Já o ex-presidente do Supremo Tribunal Federal Carlos Velloso observa crime de responsabilidade na conduta de Dilma e refuta a tese de que não haveria ilegalidade, pois o ano não acabou — haveria, portanto, tempo para a correção das distorções fiscais — e as contas de 2015 do governo ainda não foram julgadas:

— O crime se consuma no momento em que estão compreendidos seus elementos. Não é possível prorrogar essa consumação. Seria a mesma coisa que dizer: “ele furtou, mas, se deixasse mais um pouco, ele devolveria”. Isso não é condizente com o Direito.

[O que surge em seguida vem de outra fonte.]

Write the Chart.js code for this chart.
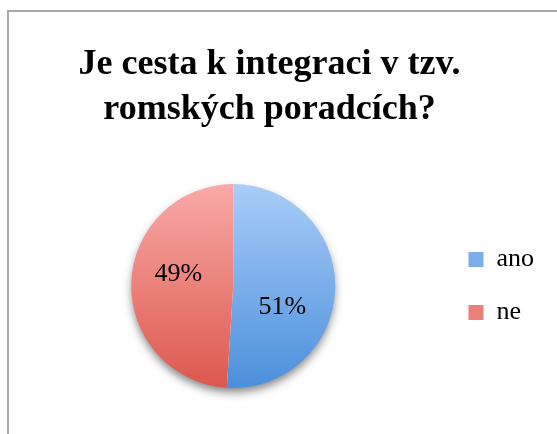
<!DOCTYPE html>
<html>
<head>
<meta charset="utf-8">
<script src="https://cdn.jsdelivr.net/npm/chart.js@4.4.1/dist/chart.umd.min.js"></script>
<style>
  body { margin: 0; background: #fff; }
  #frame {
    position: absolute; left: 7px; top: 10px; width: 560px; height: 440px;
    border-left: 2px solid #a9a9a9; border-top: 2px solid #a9a9a9;
  }
  #wrap { position: absolute; left: 0; top: 0; width: 557px; height: 434px; }
</style>
</head>
<body>
<div id="frame"></div>
<div id="wrap"><canvas id="pie"></canvas></div>
<script>
const titleLines = ['Je cesta k integraci v tzv.', 'romských poradcích?'];
const labels = ['ano', 'ne'];
const shares = [51, 49];
const topColors = ['#aacdf8', '#f9aaa8'];
const bottomColors = ['#4b90db', '#dc584d'];
const midColors = ['#7aaee9', '#ea807a'];
// small nudges for the value labels, like the best-fit placement in the original
const labelNudge = [[-2, 20], [-4, -10]];

const serif = "'Liberation Serif', 'DejaVu Serif', serif";

function sliceFill(ctx) {
    const area = ctx.chart.chartArea;
    if (!area || !isFinite(area.top) || !isFinite(area.bottom)) return midColors[ctx.dataIndex];
    const cy = (area.top + area.bottom) / 2;
    const r = Math.min(area.right - area.left, area.bottom - area.top) / 2;
    const g = ctx.chart.ctx.createLinearGradient(0, cy - r, 0, cy + r);
    g.addColorStop(0, topColors[ctx.dataIndex]);
    g.addColorStop(1, bottomColors[ctx.dataIndex]);
    return g;
}

// title sits over the plot + legend text, not over the whole legend box
const titleShift = {
    id: 'titleShift',
    afterLayout(chart) {
        chart.titleBlock.right -= 30;
    }
};

const pieShadow = {
    id: 'pieShadow',
    beforeDatasetsDraw(chart) {
        const arc = chart.getDatasetMeta(0).data[0];
        if (!arc) return;
        const c = chart.ctx;
        c.save();
        c.shadowColor = 'rgba(0,0,0,0.5)';
        c.shadowBlur = 10;
        c.shadowOffsetY = 5;
        c.fillStyle = '#ffffff';
        c.beginPath();
        c.arc(arc.x, arc.y, arc.outerRadius - 1, 0, Math.PI * 2);
        c.fill();
        c.restore();
    }
};

const valueLabels = {
    id: 'valueLabels',
    afterDatasetsDraw(chart) {
        const c = chart.ctx;
        const meta = chart.getDatasetMeta(0);
        c.save();
        c.font = "26px " + serif;
        c.fillStyle = '#000';
        c.textAlign = 'center';
        c.textBaseline = 'middle';
        meta.data.forEach((arc, i) => {
            const p = arc.tooltipPosition();
            c.fillText(shares[i] + '%', p.x + labelNudge[i][0], p.y + labelNudge[i][1]);
        });
        c.restore();
    }
};

new Chart(document.getElementById('pie'), {
    type: 'pie',
    data: {
        labels: labels,
        datasets: [{
            data: shares,
            backgroundColor: sliceFill,
            borderWidth: 0
        }]
    },
    options: {
        responsive: true,
        maintainAspectRatio: false,
        animation: false,
        layout: { padding: { left: 25, right: 13, top: 0, bottom: 46 } },
        plugins: {
            title: {
                display: true,
                text: titleLines,
                color: '#000',
                font: { family: serif, size: 36, weight: 'bold', lineHeight: 1.25 },
                padding: { top: 42, bottom: 52 }
            },
            legend: {
                position: 'right',
                fullSize: false,
                labels: {
                    boxWidth: 15,
                    boxHeight: 15,
                    padding: 27,
                    color: '#000',
                    font: { family: serif, size: 26 },
                    generateLabels(chart) {
                        return labels.map((l, i) => ({
                            text: l,
                            fillStyle: midColors[i],
                            strokeStyle: midColors[i],
                            lineWidth: 0,
                            fontColor: '#000',
                            index: i
                        }));
                    }
                }
            },
            tooltip: { enabled: false }
        }
    },
    plugins: [titleShift, pieShadow, valueLabels]
});
</script>
</body>
</html>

ACUSAÇÕES DE CORRUPÇÃO SÃO MAIS FRÁGEIS, DIZEM ANALISTAS

A existência de crime de responsabilidade da presidente Dilma Rousseff em função da corrupção na Petrobras e da compra da refinaria de Pasadena — que causou prejuízos à empresa e foi concluída quando ela presidia o Conselho de Administração — provoca mais resistências no meio jurídico do que as questões orçamentárias. Pasadena e outras acusações sobre a Petrobras também estão no pedido de afastamento em análise na Câmara.

Para o professor de Direito Administrativo Rafael Oliveira, do Ibmec-RJ, não há fato ligando diretamente Dilma aos desvios:

— A Lava-Jato revela atos de improbidade, crimes de responsabilidade. A dificuldade é que não há fato especificamente comprovado quanto a Dilma.

Sobre Pasadena, Oliveira diz não ser capaz de levar ao impeachment por ser anterior ao mandato, e pelo Conselho responder como órgão colegiado. O ex-procurador Roberto Tardelli tem opinião similar:

— Ela não era presidente na época (da compra da refinaria), e todo o Conselho votou a favor.

Já Ives Gandra defende que houve crime de responsabilidade também quanto à Petrobras:

— A lei 1.079 lista entre os crimes “não tornar efetiva a responsabilidade dos seus subordinados, quando manifesta em delitos funcionais ou na prática de atos contrários à Constituição”. A Petrobras foi assaltada, e ela (Dilma) nomeava pessoas. Mas não conduziu apurações.

— Impeachment, só por atos no exercício do atual mandato. Ficam excluídos outros mandatos e ações tomadas em outras funções. E omissões. “Ah, ela devia ter punido”. Omissão não é crime de responsabilidade, só ação — rebate Dalmo Dallari.